====== Source material ======
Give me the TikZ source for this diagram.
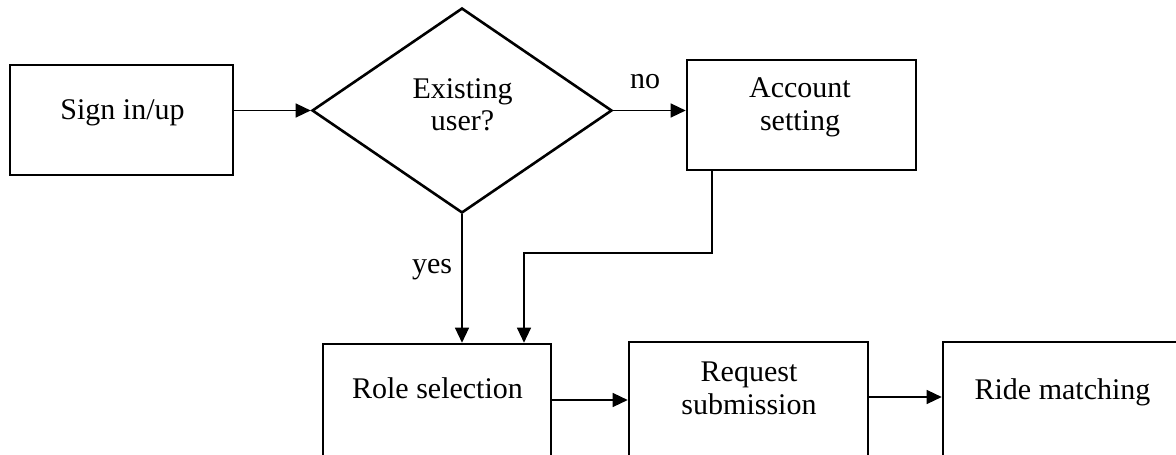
\documentclass[tikz,border=0pt]{standalone}
\usepackage{fontspec}
\setmainfont{Liberation Serif}
\usetikzlibrary{shapes.geometric,arrows.meta}
\tikzset{
  box/.style={draw=black, line width=2.6pt, rectangle, inner sep=0pt},
  decision/.style={draw=black, line width=2.6pt, diamond, inner sep=0pt},
  lbl/.style={inner sep=0pt, anchor=base, font=\fontsize{30}{33}\selectfont},
  conn/.style={draw=black, line width=1.3pt, -{Triangle[length=15pt,width=14pt]}},
}
\begin{document}
\begin{tikzpicture}[x=1pt,y=-1pt]
\fill[white] (0,0) rectangle (1176,455);
\clip (0,0) rectangle (1176,455);
% shapes
\node[box, minimum width=223pt, minimum height=110pt] (sign) at (121.5,120) {};
\node[decision, minimum width=300pt, minimum height=205pt] (dec) at (462,110.5) {};
\node[box, minimum width=229pt, minimum height=110pt] (acct) at (801.5,115) {};
\node[box, minimum width=228pt, minimum height=112pt] (role) at (437,400) {};
\node[box, minimum width=239pt, minimum height=114pt] (req) at (748.5,399) {};
\node[box, minimum width=257pt, minimum height=114pt] (ride) at (1071.5,399) {};
% texts
\node[lbl] (tsign) at (122.5,119) {Sign in/up};
\node[lbl] (tdec1) at (462.5,98) {Existing};
\node[lbl] (tdec2) at (462.5,130) {user?};
\node[lbl] (tacct1) at (800,97) {Account};
\node[lbl] (tacct2) at (800,130) {setting};
\node[lbl] (trole) at (437.5,398) {Role selection};
\node[lbl] (treq1) at (749,381) {Request};
\node[lbl] (treq2) at (749,414) {submission};
\node[lbl] (tride) at (1062.5,399) {Ride matching};
\node[lbl] (tno) at (645,88) {no};
\node[lbl] (tyes) at (432,273) {yes};
% connectors
\coordinate (b1) at (712,253);
\coordinate (b2) at (524,253);
\coordinate (h3) at (900,397);
\draw[conn] (sign.east |- dec.west) -- (dec.west);
\draw[conn] (dec.east) -- (dec.east -| acct.west);
\draw[conn] (dec.south) -- (dec.south |- role.north);
\draw[conn, line width=1.1pt] (acct.south -| b1) -- (b1) -- (b2) -- (b2 |- role.north);
\draw[conn] (role.east) -- (role.east -| req.west);
\draw[conn] (req.east |- h3) -- (ride.west |- h3);
\end{tikzpicture}
\end{document}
======
Written request -> Transcribe all the lines above exactly, apart from the pictures.

Full solution ->
Give me the TikZ source for this diagram.
\documentclass[tikz,border=0pt]{standalone}
\usepackage{fontspec}
\setmainfont{Liberation Serif}
\usetikzlibrary{shapes.geometric,arrows.meta}
\tikzset{
  box/.style={draw=black, line width=2.6pt, rectangle, inner sep=0pt},
  decision/.style={draw=black, line width=2.6pt, diamond, inner sep=0pt},
  lbl/.style={inner sep=0pt, anchor=base, font=\fontsize{30}{33}\selectfont},
  conn/.style={draw=black, line width=1.3pt, -{Triangle[length=15pt,width=14pt]}},
}
\begin{document}
\begin{tikzpicture}[x=1pt,y=-1pt]
\fill[white] (0,0) rectangle (1176,455);
\clip (0,0) rectangle (1176,455);
% shapes
\node[box, minimum width=223pt, minimum height=110pt] (sign) at (121.5,120) {};
\node[decision, minimum width=300pt, minimum height=205pt] (dec) at (462,110.5) {};
\node[box, minimum width=229pt, minimum height=110pt] (acct) at (801.5,115) {};
\node[box, minimum width=228pt, minimum height=112pt] (role) at (437,400) {};
\node[box, minimum width=239pt, minimum height=114pt] (req) at (748.5,399) {};
\node[box, minimum width=257pt, minimum height=114pt] (ride) at (1071.5,399) {};
% texts
\node[lbl] (tsign) at (122.5,119) {Sign in/up};
\node[lbl] (tdec1) at (462.5,98) {Existing};
\node[lbl] (tdec2) at (462.5,130) {user?};
\node[lbl] (tacct1) at (800,97) {Account};
\node[lbl] (tacct2) at (800,130) {setting};
\node[lbl] (trole) at (437.5,398) {Role selection};
\node[lbl] (treq1) at (749,381) {Request};
\node[lbl] (treq2) at (749,414) {submission};
\node[lbl] (tride) at (1062.5,399) {Ride matching};
\node[lbl] (tno) at (645,88) {no};
\node[lbl] (tyes) at (432,273) {yes};
% connectors
\coordinate (b1) at (712,253);
\coordinate (b2) at (524,253);
\coordinate (h3) at (900,397);
\draw[conn] (sign.east |- dec.west) -- (dec.west);
\draw[conn] (dec.east) -- (dec.east -| acct.west);
\draw[conn] (dec.south) -- (dec.south |- role.north);
\draw[conn, line width=1.1pt] (acct.south -| b1) -- (b1) -- (b2) -- (b2 |- role.north);
\draw[conn] (role.east) -- (role.east -| req.west);
\draw[conn] (req.east |- h3) -- (ride.west |- h3);
\end{tikzpicture}
\end{document}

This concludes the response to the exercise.